(Problem details)
Return exactly the lines that run from the beginning through the line containing "p.set_linewidth(2.2)", both included, and no others.

(Given data)
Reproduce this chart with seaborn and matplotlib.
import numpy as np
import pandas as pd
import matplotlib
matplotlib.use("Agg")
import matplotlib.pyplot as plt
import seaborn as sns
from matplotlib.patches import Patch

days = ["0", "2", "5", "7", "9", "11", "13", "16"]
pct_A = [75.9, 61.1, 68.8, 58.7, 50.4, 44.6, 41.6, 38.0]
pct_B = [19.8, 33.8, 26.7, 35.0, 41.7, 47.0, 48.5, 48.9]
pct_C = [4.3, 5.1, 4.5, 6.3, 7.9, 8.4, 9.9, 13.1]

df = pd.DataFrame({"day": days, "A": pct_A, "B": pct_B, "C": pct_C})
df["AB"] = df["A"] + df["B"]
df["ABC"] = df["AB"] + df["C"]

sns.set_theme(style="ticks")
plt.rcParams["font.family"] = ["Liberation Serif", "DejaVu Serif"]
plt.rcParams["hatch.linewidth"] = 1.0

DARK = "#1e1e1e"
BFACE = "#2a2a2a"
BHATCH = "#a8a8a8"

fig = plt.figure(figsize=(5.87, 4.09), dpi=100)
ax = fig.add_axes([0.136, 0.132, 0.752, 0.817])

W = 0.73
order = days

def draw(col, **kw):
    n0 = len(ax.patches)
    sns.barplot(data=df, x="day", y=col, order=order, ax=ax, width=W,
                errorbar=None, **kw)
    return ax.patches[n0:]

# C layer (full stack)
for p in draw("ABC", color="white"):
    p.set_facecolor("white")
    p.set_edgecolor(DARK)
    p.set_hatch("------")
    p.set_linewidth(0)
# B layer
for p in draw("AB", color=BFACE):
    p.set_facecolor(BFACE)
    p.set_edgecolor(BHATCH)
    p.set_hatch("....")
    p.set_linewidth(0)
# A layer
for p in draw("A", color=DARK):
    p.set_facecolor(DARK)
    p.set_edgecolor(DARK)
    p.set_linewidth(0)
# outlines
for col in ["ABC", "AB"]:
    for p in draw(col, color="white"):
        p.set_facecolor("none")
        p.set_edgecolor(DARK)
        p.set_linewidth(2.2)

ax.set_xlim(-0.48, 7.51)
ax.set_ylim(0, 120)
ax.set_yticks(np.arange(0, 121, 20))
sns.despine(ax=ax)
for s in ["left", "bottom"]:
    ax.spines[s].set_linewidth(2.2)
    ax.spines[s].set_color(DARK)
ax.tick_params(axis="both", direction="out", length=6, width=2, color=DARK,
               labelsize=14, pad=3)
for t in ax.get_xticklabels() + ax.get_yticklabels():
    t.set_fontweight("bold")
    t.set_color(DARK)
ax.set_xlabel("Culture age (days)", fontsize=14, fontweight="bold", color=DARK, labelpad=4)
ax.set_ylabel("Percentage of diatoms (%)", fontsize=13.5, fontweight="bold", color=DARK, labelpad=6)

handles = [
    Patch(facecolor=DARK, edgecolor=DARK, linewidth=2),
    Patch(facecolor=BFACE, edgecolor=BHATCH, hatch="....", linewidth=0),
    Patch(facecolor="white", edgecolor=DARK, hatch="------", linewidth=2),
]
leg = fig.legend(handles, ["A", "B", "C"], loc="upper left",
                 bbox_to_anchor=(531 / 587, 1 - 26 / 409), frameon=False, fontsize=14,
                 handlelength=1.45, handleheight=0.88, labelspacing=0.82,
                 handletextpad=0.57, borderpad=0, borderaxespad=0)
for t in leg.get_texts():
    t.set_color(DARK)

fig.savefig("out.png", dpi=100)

(Output of the task)
Reproduce this chart with seaborn and matplotlib.
import numpy as np
import pandas as pd
import matplotlib
matplotlib.use("Agg")
import matplotlib.pyplot as plt
import seaborn as sns
from matplotlib.patches import Patch

days = ["0", "2", "5", "7", "9", "11", "13", "16"]
pct_A = [75.9, 61.1, 68.8, 58.7, 50.4, 44.6, 41.6, 38.0]
pct_B = [19.8, 33.8, 26.7, 35.0, 41.7, 47.0, 48.5, 48.9]
pct_C = [4.3, 5.1, 4.5, 6.3, 7.9, 8.4, 9.9, 13.1]

df = pd.DataFrame({"day": days, "A": pct_A, "B": pct_B, "C": pct_C})
df["AB"] = df["A"] + df["B"]
df["ABC"] = df["AB"] + df["C"]

sns.set_theme(style="ticks")
plt.rcParams["font.family"] = ["Liberation Serif", "DejaVu Serif"]
plt.rcParams["hatch.linewidth"] = 1.0

DARK = "#1e1e1e"
BFACE = "#2a2a2a"
BHATCH = "#a8a8a8"

fig = plt.figure(figsize=(5.87, 4.09), dpi=100)
ax = fig.add_axes([0.136, 0.132, 0.752, 0.817])

W = 0.73
order = days

def draw(col, **kw):
    n0 = len(ax.patches)
    sns.barplot(data=df, x="day", y=col, order=order, ax=ax, width=W,
                errorbar=None, **kw)
    return ax.patches[n0:]

# C layer (full stack)
for p in draw("ABC", color="white"):
    p.set_facecolor("white")
    p.set_edgecolor(DARK)
    p.set_hatch("------")
    p.set_linewidth(0)
# B layer
for p in draw("AB", color=BFACE):
    p.set_facecolor(BFACE)
    p.set_edgecolor(BHATCH)
    p.set_hatch("....")
    p.set_linewidth(0)
# A layer
for p in draw("A", color=DARK):
    p.set_facecolor(DARK)
    p.set_edgecolor(DARK)
    p.set_linewidth(0)
# outlines
for col in ["ABC", "AB"]:
    for p in draw(col, color="white"):
        p.set_facecolor("none")
        p.set_edgecolor(DARK)
        p.set_linewidth(2.2)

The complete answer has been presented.